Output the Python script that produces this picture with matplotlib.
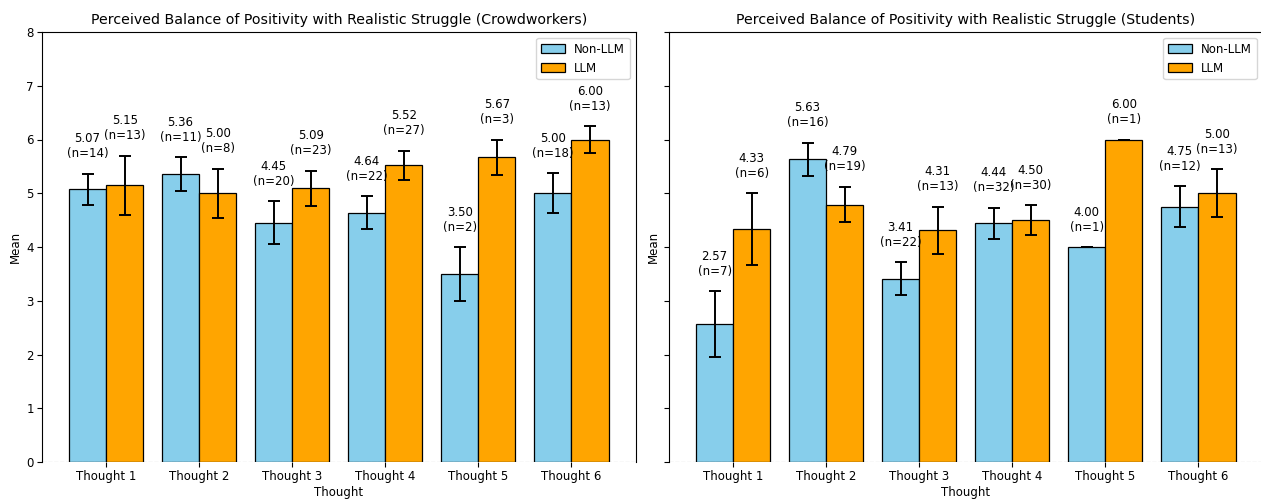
import matplotlib
matplotlib.use("Agg")
import matplotlib.pyplot as plt
import numpy as np

thoughts = ["Thought 1", "Thought 2", "Thought 3", "Thought 4", "Thought 5", "Thought 6"]

crowd_nonllm_mean = [5.07, 5.36, 4.45, 4.64, 3.50, 5.00]
crowd_nonllm_err = [0.29, 0.31, 0.40, 0.31, 0.50, 0.37]
crowd_nonllm_n = [14, 11, 20, 22, 2, 18]
crowd_llm_mean = [5.15, 5.00, 5.09, 5.52, 5.67, 6.00]
crowd_llm_err = [0.55, 0.46, 0.33, 0.27, 0.33, 0.25]
crowd_llm_n = [13, 8, 23, 27, 3, 13]

stud_nonllm_mean = [2.57, 5.63, 3.41, 4.44, 4.00, 4.75]
stud_nonllm_err = [0.61, 0.31, 0.31, 0.29, 0.0, 0.385]
stud_nonllm_n = [7, 16, 22, 32, 1, 12]
stud_llm_mean = [4.33, 4.79, 4.31, 4.50, 6.00, 5.00]
stud_llm_err = [0.67, 0.33, 0.44, 0.28, 0.0, 0.45]
stud_llm_n = [6, 19, 13, 30, 1, 13]

titles = ["Perceived Balance of Positivity with Realistic Struggle (Crowdworkers)",
          "Perceived Balance of Positivity with Realistic Struggle (Students)"]

fig = plt.figure(figsize=(12.61, 5.0), dpi=100)
ax1 = fig.add_axes([42 / 1261, 0.076, 593.5 / 1261, 0.86])
ax2 = fig.add_axes([669 / 1261, 0.076, 593.5 / 1261, 0.86], sharey=ax1)

datasets = [
    (crowd_nonllm_mean, crowd_nonllm_err, crowd_nonllm_n, crowd_llm_mean, crowd_llm_err, crowd_llm_n),
    (stud_nonllm_mean, stud_nonllm_err, stud_nonllm_n, stud_llm_mean, stud_llm_err, stud_llm_n),
]

fs = 8.5
w = 0.4
x = np.arange(len(thoughts))
for ax, title, (nm, ne, nn, lm, le, ln) in zip([ax1, ax2], titles, datasets):
    ekw = dict(elinewidth=1.4, capthick=1.4)
    ax.bar(x - w / 2, nm, w, yerr=ne, capsize=4.2, color="skyblue", edgecolor="black",
           linewidth=0.9, label="Non-LLM", error_kw=ekw)
    ax.bar(x + w / 2, lm, w, yerr=le, capsize=4.2, color="orange", edgecolor="black",
           linewidth=0.9, label="LLM", error_kw=ekw)
    for xi, m, e, n in zip(x - w / 2, nm, ne, nn):
        ax.text(xi, m + e + 0.25, f"{m:.2f}\n(n={n})", ha="center", va="bottom", fontsize=fs)
    for xi, m, e, n in zip(x + w / 2, lm, le, ln):
        ax.text(xi, m + e + 0.25, f"{m:.2f}\n(n={n})", ha="center", va="bottom", fontsize=fs)
    ax.axhline(0, color="gray", linestyle="--", linewidth=0.8)
    ax.spines["bottom"].set_visible(False)
    ax.set_xticks(x)
    ax.set_xticklabels(thoughts)
    ax.tick_params(axis="both", labelsize=fs, length=3.3, pad=2.5)
    ax.set_ylim(0, 8)
    ax.set_title(title, fontsize=10.15, pad=5.5)
    ax.set_xlabel("Thought", fontsize=fs, labelpad=2)
    ax.set_ylabel("Mean", fontsize=fs, labelpad=3)
    ax.legend(loc="upper right", fontsize=fs)

plt.setp(ax2.get_yticklabels(), visible=False)
fig.savefig("out.png", dpi=100)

▬▬▬▬▬▬▬▬▬▬

SET TASK - Repeat only what lies between the start of the data and the end of the line containing "crowd_llm_n = [13, 8, 23, 27, 3, 13]", exactly, with pictures left out.

TASK OUTPUT -
Output the Python script that produces this picture with matplotlib.
import matplotlib
matplotlib.use("Agg")
import matplotlib.pyplot as plt
import numpy as np

thoughts = ["Thought 1", "Thought 2", "Thought 3", "Thought 4", "Thought 5", "Thought 6"]

crowd_nonllm_mean = [5.07, 5.36, 4.45, 4.64, 3.50, 5.00]
crowd_nonllm_err = [0.29, 0.31, 0.40, 0.31, 0.50, 0.37]
crowd_nonllm_n = [14, 11, 20, 22, 2, 18]
crowd_llm_mean = [5.15, 5.00, 5.09, 5.52, 5.67, 6.00]
crowd_llm_err = [0.55, 0.46, 0.33, 0.27, 0.33, 0.25]
crowd_llm_n = [13, 8, 23, 27, 3, 13]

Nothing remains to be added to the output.